Given instruction
Below is some material; set it all down exactly, apart from the pictures.

Supplied information

..........

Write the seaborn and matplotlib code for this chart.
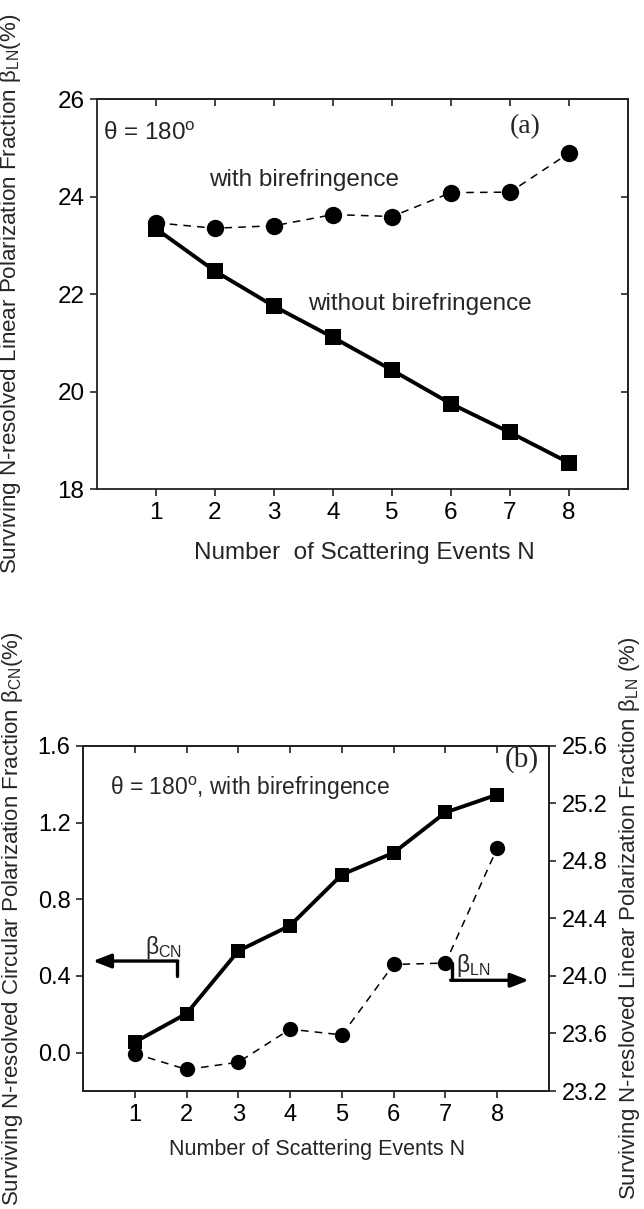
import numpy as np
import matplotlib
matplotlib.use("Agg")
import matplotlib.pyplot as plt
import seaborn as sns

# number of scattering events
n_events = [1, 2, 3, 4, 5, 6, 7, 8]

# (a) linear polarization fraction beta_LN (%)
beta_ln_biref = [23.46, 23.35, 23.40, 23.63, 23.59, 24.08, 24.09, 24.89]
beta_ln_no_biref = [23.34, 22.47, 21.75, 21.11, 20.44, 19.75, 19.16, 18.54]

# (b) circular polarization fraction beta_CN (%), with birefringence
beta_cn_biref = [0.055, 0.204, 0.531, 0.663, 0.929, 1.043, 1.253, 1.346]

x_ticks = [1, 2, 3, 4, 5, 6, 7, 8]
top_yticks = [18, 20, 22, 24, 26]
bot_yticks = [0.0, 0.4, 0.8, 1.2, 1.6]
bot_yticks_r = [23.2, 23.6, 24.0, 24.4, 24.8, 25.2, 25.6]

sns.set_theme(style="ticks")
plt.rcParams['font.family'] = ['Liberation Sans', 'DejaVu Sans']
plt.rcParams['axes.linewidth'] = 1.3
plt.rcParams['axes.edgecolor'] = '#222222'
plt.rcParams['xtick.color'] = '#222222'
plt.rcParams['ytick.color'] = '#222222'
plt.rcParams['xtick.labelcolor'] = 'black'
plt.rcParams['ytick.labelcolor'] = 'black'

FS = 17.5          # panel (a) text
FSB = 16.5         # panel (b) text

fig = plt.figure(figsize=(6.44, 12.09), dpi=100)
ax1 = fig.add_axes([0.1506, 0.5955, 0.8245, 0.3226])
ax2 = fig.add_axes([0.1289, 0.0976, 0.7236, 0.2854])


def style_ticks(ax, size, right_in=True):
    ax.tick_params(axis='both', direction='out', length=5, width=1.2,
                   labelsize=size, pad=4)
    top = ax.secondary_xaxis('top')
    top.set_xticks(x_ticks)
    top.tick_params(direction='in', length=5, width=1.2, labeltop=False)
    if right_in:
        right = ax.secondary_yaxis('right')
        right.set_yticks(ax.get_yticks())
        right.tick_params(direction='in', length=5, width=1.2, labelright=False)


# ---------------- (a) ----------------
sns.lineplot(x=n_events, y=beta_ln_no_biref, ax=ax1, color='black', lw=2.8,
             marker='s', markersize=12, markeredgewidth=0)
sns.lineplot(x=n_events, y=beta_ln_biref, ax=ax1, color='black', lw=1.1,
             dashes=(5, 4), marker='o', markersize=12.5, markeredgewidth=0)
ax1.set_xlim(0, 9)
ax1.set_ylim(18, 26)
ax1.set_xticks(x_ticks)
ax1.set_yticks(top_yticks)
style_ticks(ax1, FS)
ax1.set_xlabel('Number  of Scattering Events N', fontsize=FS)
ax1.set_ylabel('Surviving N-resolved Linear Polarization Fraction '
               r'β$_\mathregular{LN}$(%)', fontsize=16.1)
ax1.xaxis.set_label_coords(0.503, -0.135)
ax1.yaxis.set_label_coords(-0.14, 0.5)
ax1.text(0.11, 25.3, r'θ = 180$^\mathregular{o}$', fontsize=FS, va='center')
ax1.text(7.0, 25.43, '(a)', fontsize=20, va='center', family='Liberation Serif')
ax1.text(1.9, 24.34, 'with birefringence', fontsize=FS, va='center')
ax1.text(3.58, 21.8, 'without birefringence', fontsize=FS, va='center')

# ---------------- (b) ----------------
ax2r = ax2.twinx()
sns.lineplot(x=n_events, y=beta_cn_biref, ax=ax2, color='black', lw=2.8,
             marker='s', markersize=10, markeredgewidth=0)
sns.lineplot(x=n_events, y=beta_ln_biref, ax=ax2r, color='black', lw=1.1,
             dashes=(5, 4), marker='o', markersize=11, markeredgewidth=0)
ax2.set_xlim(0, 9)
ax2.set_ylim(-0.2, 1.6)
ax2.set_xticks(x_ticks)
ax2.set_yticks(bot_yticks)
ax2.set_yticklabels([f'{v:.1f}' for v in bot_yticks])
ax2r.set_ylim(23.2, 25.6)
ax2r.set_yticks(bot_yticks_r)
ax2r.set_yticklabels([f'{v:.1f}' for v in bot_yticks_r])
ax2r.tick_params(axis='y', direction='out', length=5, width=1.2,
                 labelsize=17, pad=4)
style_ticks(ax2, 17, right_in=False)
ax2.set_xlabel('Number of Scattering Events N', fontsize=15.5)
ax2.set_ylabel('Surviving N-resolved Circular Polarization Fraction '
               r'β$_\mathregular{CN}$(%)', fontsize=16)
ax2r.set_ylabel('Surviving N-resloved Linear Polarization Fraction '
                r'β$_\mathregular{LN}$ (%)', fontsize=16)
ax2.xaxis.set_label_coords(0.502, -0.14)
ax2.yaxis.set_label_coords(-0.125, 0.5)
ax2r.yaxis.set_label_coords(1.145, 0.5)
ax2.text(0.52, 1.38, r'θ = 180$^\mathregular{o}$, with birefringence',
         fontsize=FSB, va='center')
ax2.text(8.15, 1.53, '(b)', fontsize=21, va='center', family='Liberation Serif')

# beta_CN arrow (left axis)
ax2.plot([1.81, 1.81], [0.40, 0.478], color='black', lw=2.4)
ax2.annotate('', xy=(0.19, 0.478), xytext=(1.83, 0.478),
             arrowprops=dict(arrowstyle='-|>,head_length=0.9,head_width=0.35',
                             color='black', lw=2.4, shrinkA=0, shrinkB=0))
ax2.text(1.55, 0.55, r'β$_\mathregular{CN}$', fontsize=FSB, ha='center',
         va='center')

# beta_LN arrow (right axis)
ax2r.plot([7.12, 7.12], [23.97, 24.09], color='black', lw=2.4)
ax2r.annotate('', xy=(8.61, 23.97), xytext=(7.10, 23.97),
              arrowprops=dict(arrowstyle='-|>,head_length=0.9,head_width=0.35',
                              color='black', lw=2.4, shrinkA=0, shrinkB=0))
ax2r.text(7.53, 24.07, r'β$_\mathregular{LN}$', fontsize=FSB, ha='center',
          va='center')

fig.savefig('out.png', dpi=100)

..........

Response to the exercise
Write the seaborn and matplotlib code for this chart.
import numpy as np
import matplotlib
matplotlib.use("Agg")
import matplotlib.pyplot as plt
import seaborn as sns

# number of scattering events
n_events = [1, 2, 3, 4, 5, 6, 7, 8]

# (a) linear polarization fraction beta_LN (%)
beta_ln_biref = [23.46, 23.35, 23.40, 23.63, 23.59, 24.08, 24.09, 24.89]
beta_ln_no_biref = [23.34, 22.47, 21.75, 21.11, 20.44, 19.75, 19.16, 18.54]

# (b) circular polarization fraction beta_CN (%), with birefringence
beta_cn_biref = [0.055, 0.204, 0.531, 0.663, 0.929, 1.043, 1.253, 1.346]

x_ticks = [1, 2, 3, 4, 5, 6, 7, 8]
top_yticks = [18, 20, 22, 24, 26]
bot_yticks = [0.0, 0.4, 0.8, 1.2, 1.6]
bot_yticks_r = [23.2, 23.6, 24.0, 24.4, 24.8, 25.2, 25.6]

sns.set_theme(style="ticks")
plt.rcParams['font.family'] = ['Liberation Sans', 'DejaVu Sans']
plt.rcParams['axes.linewidth'] = 1.3
plt.rcParams['axes.edgecolor'] = '#222222'
plt.rcParams['xtick.color'] = '#222222'
plt.rcParams['ytick.color'] = '#222222'
plt.rcParams['xtick.labelcolor'] = 'black'
plt.rcParams['ytick.labelcolor'] = 'black'

FS = 17.5          # panel (a) text
FSB = 16.5         # panel (b) text

fig = plt.figure(figsize=(6.44, 12.09), dpi=100)
ax1 = fig.add_axes([0.1506, 0.5955, 0.8245, 0.3226])
ax2 = fig.add_axes([0.1289, 0.0976, 0.7236, 0.2854])


def style_ticks(ax, size, right_in=True):
    ax.tick_params(axis='both', direction='out', length=5, width=1.2,
                   labelsize=size, pad=4)
    top = ax.secondary_xaxis('top')
    top.set_xticks(x_ticks)
    top.tick_params(direction='in', length=5, width=1.2, labeltop=False)
    if right_in:
        right = ax.secondary_yaxis('right')
        right.set_yticks(ax.get_yticks())
        right.tick_params(direction='in', length=5, width=1.2, labelright=False)


# ---------------- (a) ----------------
sns.lineplot(x=n_events, y=beta_ln_no_biref, ax=ax1, color='black', lw=2.8,
             marker='s', markersize=12, markeredgewidth=0)
sns.lineplot(x=n_events, y=beta_ln_biref, ax=ax1, color='black', lw=1.1,
             dashes=(5, 4), marker='o', markersize=12.5, markeredgewidth=0)
ax1.set_xlim(0, 9)
ax1.set_ylim(18, 26)
ax1.set_xticks(x_ticks)
ax1.set_yticks(top_yticks)
style_ticks(ax1, FS)
ax1.set_xlabel('Number  of Scattering Events N', fontsize=FS)
ax1.set_ylabel('Surviving N-resolved Linear Polarization Fraction '
               r'β$_\mathregular{LN}$(%)', fontsize=16.1)
ax1.xaxis.set_label_coords(0.503, -0.135)
ax1.yaxis.set_label_coords(-0.14, 0.5)
ax1.text(0.11, 25.3, r'θ = 180$^\mathregular{o}$', fontsize=FS, va='center')
ax1.text(7.0, 25.43, '(a)', fontsize=20, va='center', family='Liberation Serif')
ax1.text(1.9, 24.34, 'with birefringence', fontsize=FS, va='center')
ax1.text(3.58, 21.8, 'without birefringence', fontsize=FS, va='center')

# ---------------- (b) ----------------
ax2r = ax2.twinx()
sns.lineplot(x=n_events, y=beta_cn_biref, ax=ax2, color='black', lw=2.8,
             marker='s', markersize=10, markeredgewidth=0)
sns.lineplot(x=n_events, y=beta_ln_biref, ax=ax2r, color='black', lw=1.1,
             dashes=(5, 4), marker='o', markersize=11, markeredgewidth=0)
ax2.set_xlim(0, 9)
ax2.set_ylim(-0.2, 1.6)
ax2.set_xticks(x_ticks)
ax2.set_yticks(bot_yticks)
ax2.set_yticklabels([f'{v:.1f}' for v in bot_yticks])
ax2r.set_ylim(23.2, 25.6)
ax2r.set_yticks(bot_yticks_r)
ax2r.set_yticklabels([f'{v:.1f}' for v in bot_yticks_r])
ax2r.tick_params(axis='y', direction='out', length=5, width=1.2,
                 labelsize=17, pad=4)
style_ticks(ax2, 17, right_in=False)
ax2.set_xlabel('Number of Scattering Events N', fontsize=15.5)
ax2.set_ylabel('Surviving N-resolved Circular Polarization Fraction '
               r'β$_\mathregular{CN}$(%)', fontsize=16)
ax2r.set_ylabel('Surviving N-resloved Linear Polarization Fraction '
                r'β$_\mathregular{LN}$ (%)', fontsize=16)
ax2.xaxis.set_label_coords(0.502, -0.14)
ax2.yaxis.set_label_coords(-0.125, 0.5)
ax2r.yaxis.set_label_coords(1.145, 0.5)
ax2.text(0.52, 1.38, r'θ = 180$^\mathregular{o}$, with birefringence',
         fontsize=FSB, va='center')
ax2.text(8.15, 1.53, '(b)', fontsize=21, va='center', family='Liberation Serif')

# beta_CN arrow (left axis)
ax2.plot([1.81, 1.81], [0.40, 0.478], color='black', lw=2.4)
ax2.annotate('', xy=(0.19, 0.478), xytext=(1.83, 0.478),
             arrowprops=dict(arrowstyle='-|>,head_length=0.9,head_width=0.35',
                             color='black', lw=2.4, shrinkA=0, shrinkB=0))
ax2.text(1.55, 0.55, r'β$_\mathregular{CN}$', fontsize=FSB, ha='center',
         va='center')

# beta_LN arrow (right axis)
ax2r.plot([7.12, 7.12], [23.97, 24.09], color='black', lw=2.4)
ax2r.annotate('', xy=(8.61, 23.97), xytext=(7.10, 23.97),
              arrowprops=dict(arrowstyle='-|>,head_length=0.9,head_width=0.35',
                              color='black', lw=2.4, shrinkA=0, shrinkB=0))
ax2r.text(7.53, 24.07, r'β$_\mathregular{LN}$', fontsize=FSB, ha='center',
          va='center')

fig.savefig('out.png', dpi=100)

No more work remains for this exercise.